It's back. But is it too much art after all? Or maybe we should just be asking if we're taking it too seriously.
We should at least be grateful for the grace of the extra year indicated by the "bi" in "biennial". An annual would just be too much for more than the organizers (although it might bring the pressure down a notch or two for a lot of people). The Whitney Museum's regular survey of American art can't help being a pretty stressful experience for those who take their art seriously.
Barry and I were at the press preview on Tuesday afternoon. It was difficult sorting through hundreds of works in just three hours, especially for me since I was lugging a bulky camera, but at least we had some decent sightlines. I understand that at the guest preview on the following night scenesters and VIP's were more easily spotted than the art.
Umm. I'm sorry but I'm not sure what's wrong. It's taken almost five days to do this post. Why am I still trying to avoid it, and why am I going to be so unhappy about what I end up with? Am I really such a contrarian (or Frondeur) that if you were to drop me into the middle of any big pile of art I knew had been assembled by one agent for a specific event, regardless of the merit of its parts or the whole, I'd be compelled to put up some serious resistance? Or is there something fundamentally off about the concept of a quasi-competition in the arts to begin with? I have a private horror of institutional competition in any faculty, but I suspect that if I have a problem with the Whitney salon and any similar phenomenon the source lies inside both my own baggage and that of the institution.
The unveiling of the Biennial suggests a theatrical opening night, only this one is stretched over two or three days. But this only describes the Museum's arrangements; the artists in most cases have already presented their work to some kind of public, so perhaps for them the Biennial is more like some an Academy Awards nomination. As a spectator I find the overall effect is not unlike that of an old-fashioned TV variety show, and that's not an attractive analogy.
But I'm not saying the 2006 version is a disappointment. There's no question that this show certainly feels different. I like different.
This is probably an unnecessary observation, but I think it's very important that there's a complete change of curators and curatorial approaches every two years. It keeps things interesting and it clears the stage each time. No one has to look back, even if it's an inevitable temptation. Whatever the criticisms of a show in one year, there's always next [bi-]year.
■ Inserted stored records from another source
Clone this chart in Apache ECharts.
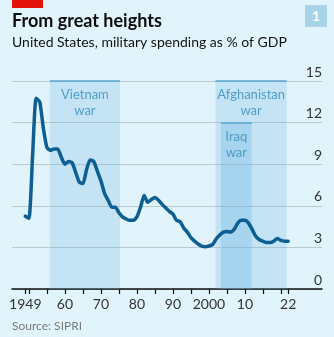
<!DOCTYPE html>
<html>
<head>
<meta charset="utf-8">
<script src="https://cdn.jsdelivr.net/npm/echarts@6/dist/echarts.min.js"></script>
<style>
html,body{margin:0;padding:0;background:#e1f3fb;}
#c{width:334px;height:337px;}
</style>
</head>
<body>
<div id="c"></div>
<script>
const years = [1949,1950,1951,1952,1953,1954,1955,1956,1957,1958,1959,1960,1961,1962,1963,1964,1965,1966,1967,1968,1969,1970,1971,1972,1973,1974,1975,1976,1977,1978,1979,1980,1981,1982,1983,1984,1985,1986,1987,1988,1989,1990,1991,1992,1993,1994,1995,1996,1997,1998,1999,2000,2001,2002,2003,2004,2005,2006,2007,2008,2009,2010,2011,2012,2013,2014,2015,2016,2017,2018,2019,2020,2021,2022];
const spending = [5.25,5.1,9.5,13.75,13.5,11.6,10.2,10.0,10.1,10.1,9.5,9.0,9.2,9.1,8.4,7.7,7.6,8.6,9.3,9.2,8.5,7.8,6.9,6.4,5.9,5.9,5.5,5.2,5.05,4.95,4.95,5.2,5.9,6.75,6.25,6.45,6.6,6.4,6.1,5.85,5.6,5.4,4.95,4.85,4.4,4.1,3.7,3.45,3.25,3.1,3.05,3.1,3.2,3.6,3.9,4.1,4.15,4.1,4.3,4.75,4.95,4.95,4.75,4.3,3.8,3.55,3.45,3.35,3.35,3.45,3.65,3.5,3.45,3.45];
const warNames = ['Vietnam\nwar','Afghanistan\nwar','Iraq\nwar'];
const warStarts = [1955.8,2001.8,2003.3];
const warEnds = [1975.3,2021.6,2011.9];
const warTops = [15,15,12];
const warAlpha = [0.23,0.23,0.3];
const xTicks = [1949,1950,1955,1960,1965,1970,1975,1980,1985,1990,1995,2000,2005,2010,2015,2020,2022];
const xLabels = [1949,1960,1970,1980,1990,2000,2010,2022];
const yTicks = [0,3,6,9,12,15];

const font = 'Lato, "Open Sans", sans-serif';
const chart = echarts.init(document.getElementById('c'));

const areaData = warNames.map((n,i)=>[
  {name:n, xAxis:warStarts[i], yAxis:warTops[i], itemStyle:{color:'rgba(100,180,225,'+warAlpha[i]+')'}},
  {xAxis:warEnds[i], yAxis:0}
]);
const topLines = warNames.map((n,i)=>[
  {coord:[warStarts[i], warTops[i]]},
  {coord:[warEnds[i], warTops[i]]}
]);

chart.setOption({
  backgroundColor:'#e1f3fb',
  animation:false,
  textStyle:{fontFamily:font},
  graphic:[
    {type:'rect', shape:{x:12,y:0,width:31,height:8}, style:{fill:'#e3120b'}},
    {type:'text', left:12, top:12, style:{text:'From great heights', font:'bold 18px '+font, fill:'#0d0d0d'}},
    {type:'text', left:12, top:35, style:{text:'United States, military spending as % of GDP', font:'14px '+font, fill:'#111'}},
    {type:'rect', shape:{x:305,y:5,width:22,height:22}, style:{fill:'#a8d4ea'}},
    {type:'text', x:316, y:16, style:{text:'1', font:'bold 14px '+font, fill:'#fff', align:'center', verticalAlign:'middle'}},
    {type:'text', left:12, top:320, style:{text:'Source: SIPRI', font:'12px '+font, fill:'#7a7a7a'}}
  ],
  grid:{left:12, right:12, top:81, bottom:48},
  xAxis:{
    type:'value', min:1945.3, max:2031.4,
    splitLine:{show:false},
    axisLine:{show:true, lineStyle:{color:'#111', width:1.5}},
    axisTick:{show:true, length:5, customValues:xTicks, lineStyle:{color:'#111', width:1.2}},
    axisLabel:{customValues:xLabels, margin:8, fontSize:14, color:'#333', fontFamily:font,
      formatter:function(v){ if(v===1949||v===2000) return String(v); return String(v%100).padStart(2,'0'); }}
  },
  yAxis:{
    type:'value', min:0, max:15, interval:3, position:'right',
    axisLine:{show:false}, axisTick:{show:false},
    splitLine:{lineStyle:{color:'#bcc8ce', width:1}},
    axisLabel:{inside:true, margin:0, align:'right', verticalAlign:'bottom', padding:[0,0,2,0], fontSize:14, color:'#333', fontFamily:font,
      customValues:yTicks}
  },
  series:[
    {
      type:'line', data:[], z:1, silent:true,
      markArea:{
        silent:true,
        label:{show:true, position:'insideTop', distance:6, color:'#4f9dc8', fontSize:13, lineHeight:16, fontFamily:font},
        data:areaData
      },
      markLine:{
        silent:true, symbol:'none', label:{show:false},
        lineStyle:{color:'#5aa6d0', width:1.5, type:'solid'},
        data:topLines
      }
    },
    {
      type:'line', z:5,
      data:years.map((y,i)=>[y, spending[i]]),
      showSymbol:false, smooth:0.2,
      lineStyle:{color:'#0c5e93', width:3.5, cap:'round', join:'round'}
    }
  ]
});
</script>
</body>
</html>
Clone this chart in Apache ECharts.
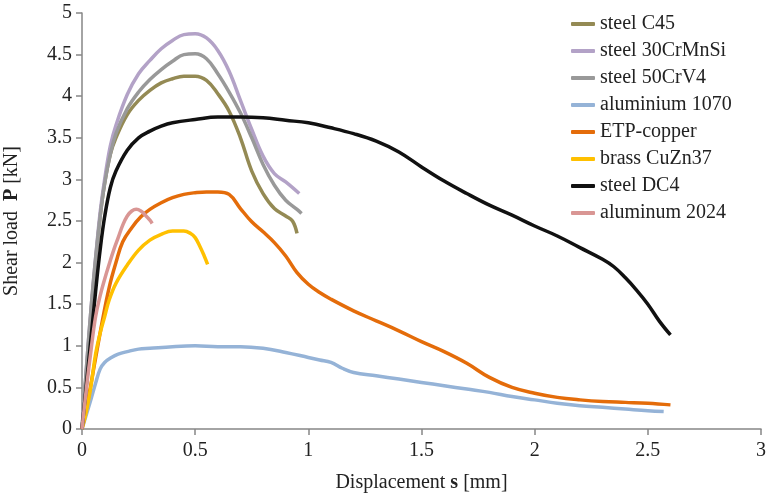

During my first hour wandering about on Tueday I was really excited by the possibilities for the afternoon, based both on what I had already heard about the eccentricities of some of the works chosen and what the rooms themselves appeared to show about the curators' very open, even unorthodox approach to locating artists to include in their survey.
My enthusiasm waned during the next couple of hours.
Of course there was a lot of good work, but I was surprised by what I thought of as the ordinariness, the banality of some of it. Although unlike two years ago most of the artists were quite new to me, as I continued through the rooms my initial excitement just wasn't being refueled by what I was seeing. As I'm writing this I'm able to bring up very few memorable images in my head, although I can't underestimate the impact of my press-preview sensory overkill.
In the end I don't think any of us are better off coming to art in big stacks. It's really not the way either new or classical work should normally be encountered. We can't always expect to come upon art on our streets or in our buildings, so those of us who want more have to visit galleries and museums. The insatiable will join the potentially-creative anarchy of the art fair [multiplied for enthusiasts over and over in next week's scary schedule in New York]. The Biennial tries to help us by introducing an intelligence and a perspective, but ultimately we must all be our own curators every day.
Go see it. But don't try to make it through with only one visit. In the end, if you're bored it'll be your own fault.
And when you need a break, there's next week's schedule, its temptations captured for enthusiasts in the words of ArtFagCity, "The Next Two Weeks in Art: Like Drinking So Much You Puke and Then Immediately Going Back to the Bar for More". See Paige West's ArtAddict for details.
Some notes:
I agree with Barry's observations about the Biennial posted a few days ago, but I'll add a few of my own:
1.) The definition of "art" has been stretched into the wings of our daily experience of creativity in this Biennial, and this can only be a very good thing. When I was growing up art meant simply painting and, to a lesser degree, sculpture. Drawing was mostly about studies for painting or sculpture, and photography was a hobby or craft.
2.) The 2006 show demonstrates little interest in painting or drawing. When either medium does show up it's invariably upstaged by a sexy sculpture installed in the center of the room.
3.) I've seen a huge amount of small-scale work in drawing, painting, collage and photography in visits to studios and galleries over the last few years, but the Whitney rooms are devoted almost exclusively to large works; almost everything can be seen easily from a distance.
4.) The artists represented this year have their studios located all over the country and well beyond, perhaps making this the least provincial of the Whitney biennials.
5.) I wasn't counting, but it seemed to me that once again women are definitely under-represented, even though so many of the artists are very young. Oddly, in the introductory remarks one of the two curators, pointing out that this was the first show to have one male and one female working together in selecting the work to be included, joked that this made it something of a "bisexual biennial". It's becoming more and more difficult to explain away a disproportion not substantiated by any measure of the quality of new work being done today.